▶ [Do this]: Print exactly the lines from the first one down to the line that contains "from matplotlib.patches import Patch", both included, and skip the pictures.

▶ [Source material]:
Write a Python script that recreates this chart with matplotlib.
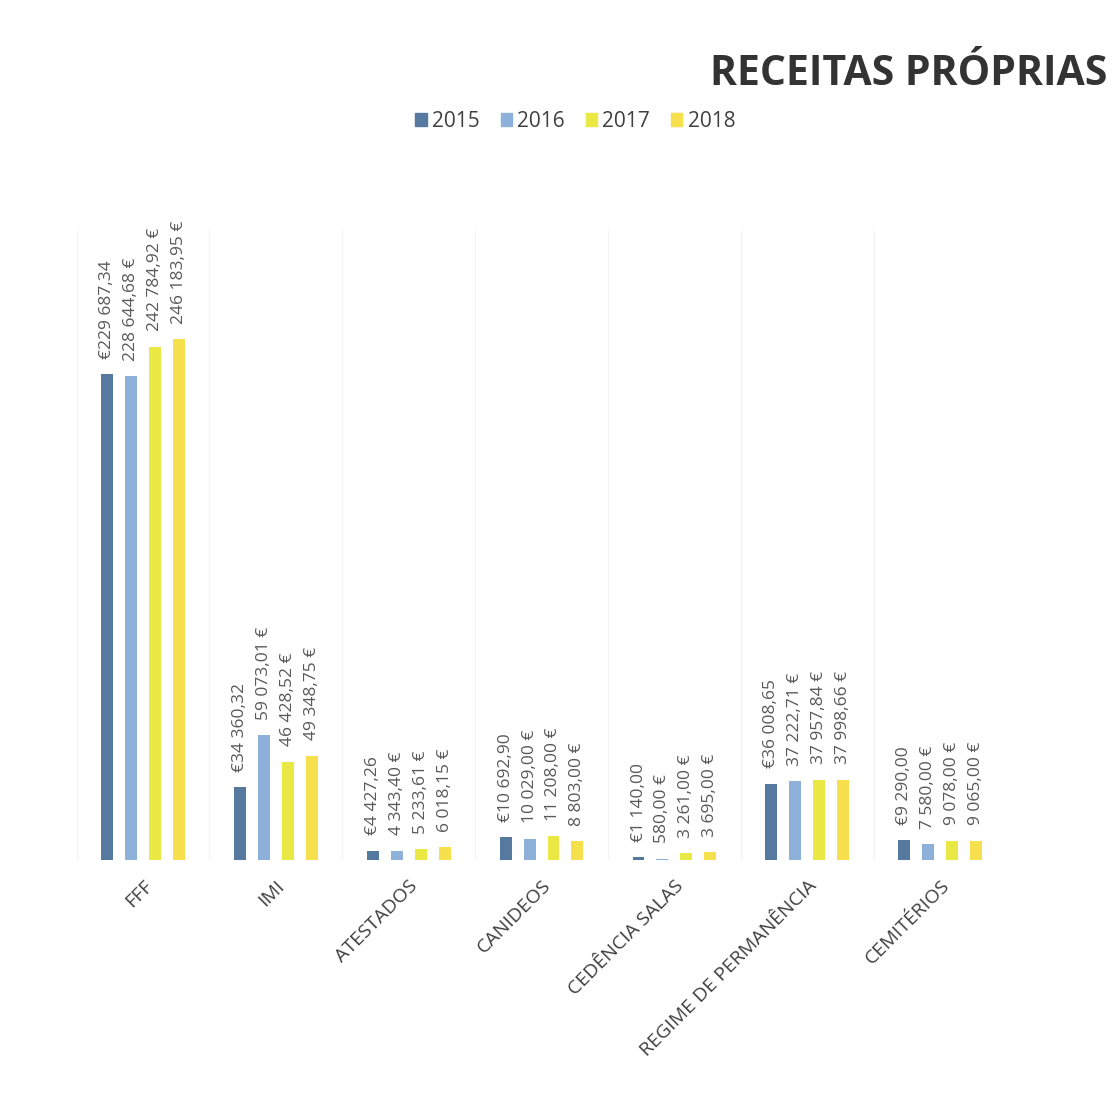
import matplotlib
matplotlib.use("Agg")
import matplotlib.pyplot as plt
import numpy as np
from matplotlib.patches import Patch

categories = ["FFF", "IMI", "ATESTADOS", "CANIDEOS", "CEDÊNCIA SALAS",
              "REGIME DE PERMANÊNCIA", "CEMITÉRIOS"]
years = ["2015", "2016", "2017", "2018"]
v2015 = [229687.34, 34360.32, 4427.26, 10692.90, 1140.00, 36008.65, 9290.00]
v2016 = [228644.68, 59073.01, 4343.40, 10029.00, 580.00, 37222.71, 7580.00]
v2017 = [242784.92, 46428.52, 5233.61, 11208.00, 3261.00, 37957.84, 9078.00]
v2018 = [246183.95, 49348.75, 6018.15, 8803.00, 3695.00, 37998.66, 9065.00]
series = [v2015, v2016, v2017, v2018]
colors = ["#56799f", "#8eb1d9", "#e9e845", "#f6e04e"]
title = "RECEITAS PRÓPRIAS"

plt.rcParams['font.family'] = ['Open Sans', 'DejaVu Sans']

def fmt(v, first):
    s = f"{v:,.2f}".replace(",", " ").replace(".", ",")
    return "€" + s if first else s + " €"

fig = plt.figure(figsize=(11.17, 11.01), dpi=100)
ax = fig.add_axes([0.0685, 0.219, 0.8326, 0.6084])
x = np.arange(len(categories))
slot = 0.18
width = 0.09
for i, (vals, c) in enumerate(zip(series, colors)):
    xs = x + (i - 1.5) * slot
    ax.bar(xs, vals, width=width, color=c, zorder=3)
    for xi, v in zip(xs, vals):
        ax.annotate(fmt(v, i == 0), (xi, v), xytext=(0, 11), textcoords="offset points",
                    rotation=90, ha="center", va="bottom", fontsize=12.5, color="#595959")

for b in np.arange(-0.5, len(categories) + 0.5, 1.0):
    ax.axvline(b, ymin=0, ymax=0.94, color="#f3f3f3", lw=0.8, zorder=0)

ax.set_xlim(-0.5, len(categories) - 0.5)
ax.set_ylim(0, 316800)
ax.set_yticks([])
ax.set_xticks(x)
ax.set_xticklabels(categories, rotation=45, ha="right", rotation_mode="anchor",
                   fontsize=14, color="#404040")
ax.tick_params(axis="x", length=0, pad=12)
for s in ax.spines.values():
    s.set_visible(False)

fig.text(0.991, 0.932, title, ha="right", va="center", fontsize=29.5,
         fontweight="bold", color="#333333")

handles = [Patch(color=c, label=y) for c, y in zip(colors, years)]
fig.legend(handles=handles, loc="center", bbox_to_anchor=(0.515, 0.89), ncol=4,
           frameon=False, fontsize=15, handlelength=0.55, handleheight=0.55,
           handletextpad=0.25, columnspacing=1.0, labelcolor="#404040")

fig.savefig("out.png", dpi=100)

▶ [Problem solution]:
Write a Python script that recreates this chart with matplotlib.
import matplotlib
matplotlib.use("Agg")
import matplotlib.pyplot as plt
import numpy as np
from matplotlib.patches import Patch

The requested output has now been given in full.